Failing Upward
Radley Balko | December 28, 2007, 9:48pm
It's a D.C. tradition.
Huffington Post is reporting that your next regular columnist for the New York Times will be…William Kristol.
A pretty uninspiring choice. It means the Times op-ed page will be well-represented by big government liberals (Krugman, Herbert), big government moderates (Friedman, Kristof), and big government conservatives (Brooks, Kristol). I do believe that just about covers the full range of acceptable political opinion, doesn't it?
Also makes you wonder just how many times one man can be wrong before people will not merely stop taking him seriously, but stop giving him bigger and broader platforms from which to trumpet his perpetual wrongness.

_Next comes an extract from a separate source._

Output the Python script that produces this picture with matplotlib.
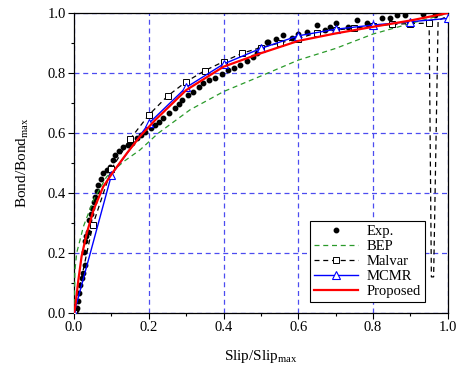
import numpy as np
import matplotlib
matplotlib.use('Agg')
import matplotlib.pyplot as plt
from matplotlib.ticker import MultipleLocator

plt.rcParams['font.family'] = ['Liberation Serif', 'DejaVu Serif']
plt.rcParams['mathtext.fontset'] = 'custom'
plt.rcParams['mathtext.rm'] = 'Liberation Serif'

exp_x = [0.004, 0.007, 0.010, 0.012, 0.016, 0.020, 0.025, 0.029, 0.027, 0.029, 0.033,
         0.038, 0.041, 0.044, 0.047, 0.052, 0.056, 0.060, 0.065, 0.072, 0.078, 0.088,
         0.096, 0.104, 0.110, 0.120, 0.132, 0.143, 0.154, 0.168, 0.178, 0.190, 0.205,
         0.217, 0.228, 0.239, 0.255, 0.270, 0.280, 0.288, 0.305, 0.319, 0.333, 0.346,
         0.362, 0.377, 0.395, 0.413, 0.428, 0.444, 0.462, 0.479, 0.490, 0.497, 0.515,
         0.520, 0.540, 0.560, 0.582, 0.600, 0.622, 0.649, 0.671, 0.685, 0.702, 0.733,
         0.756, 0.783, 0.823, 0.845, 0.863, 0.885, 0.934, 0.965]
exp_y = [0.010, 0.016, 0.040, 0.066, 0.093, 0.115, 0.132, 0.160, 0.204, 0.238, 0.255,
         0.271, 0.310, 0.330, 0.349, 0.370, 0.388, 0.405, 0.427, 0.445, 0.466, 0.478,
         0.488, 0.510, 0.527, 0.540, 0.554, 0.560, 0.566, 0.582, 0.592, 0.604, 0.615,
         0.627, 0.638, 0.649, 0.665, 0.682, 0.695, 0.710, 0.725, 0.738, 0.752, 0.766,
         0.775, 0.782, 0.796, 0.810, 0.818, 0.827, 0.840, 0.854, 0.865, 0.882, 0.904,
         0.904, 0.915, 0.927, 0.916, 0.930, 0.938, 0.960, 0.943, 0.955, 0.966, 0.954,
         0.977, 0.966, 0.982, 0.985, 0.993, 0.993, 0.996, 0.993]

# BEP model
bep_x = [0.0, 0.002, 0.007, 0.025, 0.052, 0.087, 0.132, 0.176, 0.225, 0.31, 0.40,
         0.50, 0.60, 0.70, 0.80, 0.90, 0.983, 1.0]
bep_y = [0.0, 0.14, 0.20, 0.288, 0.377, 0.454, 0.504, 0.543, 0.599, 0.677, 0.738,
         0.790, 0.843, 0.882, 0.930, 0.965, 0.993, 1.0]

# Malvar model (with the jump near slip = 0.96)
malvar_x = [0.0, 0.05, 0.10, 0.15, 0.20, 0.25, 0.30, 0.35, 0.40, 0.45, 0.50, 0.55,
            0.60, 0.65, 0.70, 0.75, 0.80, 0.85, 0.90, 0.95, 0.956, 0.962, 0.974, 1.0]
malvar_y = [0.0, 0.293, 0.48, 0.58, 0.66, 0.723, 0.771, 0.808, 0.838, 0.866, 0.885,
            0.90, 0.915, 0.934, 0.943, 0.950, 0.957, 0.962, 0.965, 0.966, 0.12, 0.12,
            0.975, 0.99]
malvar_marks = list(range(0, 20))

# MCMR model
mcmr_x = [0.0, 0.1, 0.2, 0.3, 0.4, 0.5, 0.6, 0.7, 0.8, 0.9, 1.0]
mcmr_y = [0.0, 0.46, 0.632, 0.752, 0.830, 0.882, 0.924, 0.946, 0.960, 0.971, 0.982]

# proposed model
prop_x = [0.0, 0.003, 0.0115, 0.02, 0.034, 0.052, 0.078, 0.105, 0.141, 0.176, 0.217,
          0.30, 0.40, 0.50, 0.60, 0.70, 0.80, 0.90, 1.0]
prop_y = [0.0, 0.021, 0.11, 0.188, 0.266, 0.343, 0.421, 0.471, 0.532, 0.588, 0.643,
          0.743, 0.821, 0.866, 0.907, 0.932, 0.954, 0.975, 1.0]

fig = plt.figure(figsize=(4.66, 3.72), dpi=100)
ax = fig.add_axes([0.159, 0.159, 0.802, 0.806])

ax.plot(exp_x, exp_y, 'o', color='black', markersize=3.2, label='Exp.', zorder=2)
ax.plot(bep_x, bep_y, '--', color='#2a9a2a', lw=0.9, dashes=(4, 3), label='BEP', zorder=3)
ax.plot(malvar_x, malvar_y, '--', color='black', lw=0.9, dashes=(4, 3), marker='s',
        markevery=malvar_marks, markersize=5, markerfacecolor='white',
        markeredgecolor='black', markeredgewidth=0.7, label='Malvar', zorder=4)
ax.plot(mcmr_x, mcmr_y, '-', color='blue', lw=1.0, marker='^', markersize=6,
        markerfacecolor='white', markeredgecolor='blue', markeredgewidth=0.8,
        label='MCMR', zorder=5)
ax.plot(prop_x, prop_y, '-', color='red', lw=1.6, label='Proposed', zorder=6)

ax.set_xlim(0, 1.0)
ax.set_ylim(0, 1.0)
ax.xaxis.set_major_locator(MultipleLocator(0.2))
ax.xaxis.set_minor_locator(MultipleLocator(0.1))
ax.yaxis.set_major_locator(MultipleLocator(0.2))
ax.yaxis.set_minor_locator(MultipleLocator(0.1))
ax.xaxis.set_major_formatter(plt.FormatStrFormatter('%.1f'))
ax.yaxis.set_major_formatter(plt.FormatStrFormatter('%.1f'))
ax.tick_params(which='major', direction='out', length=4, width=0.8, labelsize=10.5,
               top=False, right=False, pad=2)
ax.tick_params(which='minor', direction='out', length=2.5, width=0.8, top=False, right=False)
ax.grid(True, which='major', color='#4c4cf0', linestyle=(0, (4, 3)), lw=0.9)
for s in ax.spines.values():
    s.set_linewidth(0.9)

ax.set_xlabel('Slip/Slip$_{\\mathrm{max}}$', fontsize=11, labelpad=10)
ax.set_ylabel('Bond/Bond$_{\\mathrm{max}}$', fontsize=11, labelpad=12)

leg = ax.legend(loc='lower right', bbox_to_anchor=(0.94, 0.035), fontsize=10.5,
                frameon=True, fancybox=False, edgecolor='black', framealpha=1,
                handlelength=3.0, handletextpad=0.6, borderpad=0.3, labelspacing=0.12,
                borderaxespad=0)
leg.get_frame().set_linewidth(0.8)

fig.savefig('out.png', dpi=100)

Franklin D. Lomax | December 29, 2007, 11:44am | #
editorialstaff net notes: -Zhomb NYT Jan 17 2009 $10 Put, the prophetically, even poetically accurate, name for my favorite options bet, ever, states the free market price of the betting, that the ten year slide of NYT times stock, from a high near $52, in Jun 2002, to $17 this week, will continue. Choosing Mr Kristol, voted in his conservative high school year book, as most likely to be chosen as the -Zhomb NYT's whipping boy conservative, is a desperate act, in the same vein of editorial genius that ushers the gray lady, zombie NYT to the knackery. It obeys the first law of the ultra left MSM, that no conservative writer, not a candidate for instant dismissal, gets ink within the final arbiter of acceptable wing-nut liberal political thought. Sensible conservative commentary is an insult, to the convinced liberal readers of the Quean of America's Main Stream Media. The reason that my beloved -Zhomb NYT $10 Put options are up 29% in the past few days is that the MSM and the NYT were never the main stream, and are no longer, rightly, the media, as American stockholders and readers are proving with their canceled subscriptions, and their preference for non-U.S. English speaking newspapers, www.artsandletters.com, where old fashioned journalism still allows printing both sides of an issue, without exclusionary bias. Further proof is clear, in American's selling NYT stock, and shorting it, and their purchases of LEAP options betting the NYT continues it's decade long decline to less than $10, a level where Rupert Murdoch will consider picking it up, as another trophy, to go with his WSJ. Richly deserved justice, albeit long delayed, is justice, nonetheless.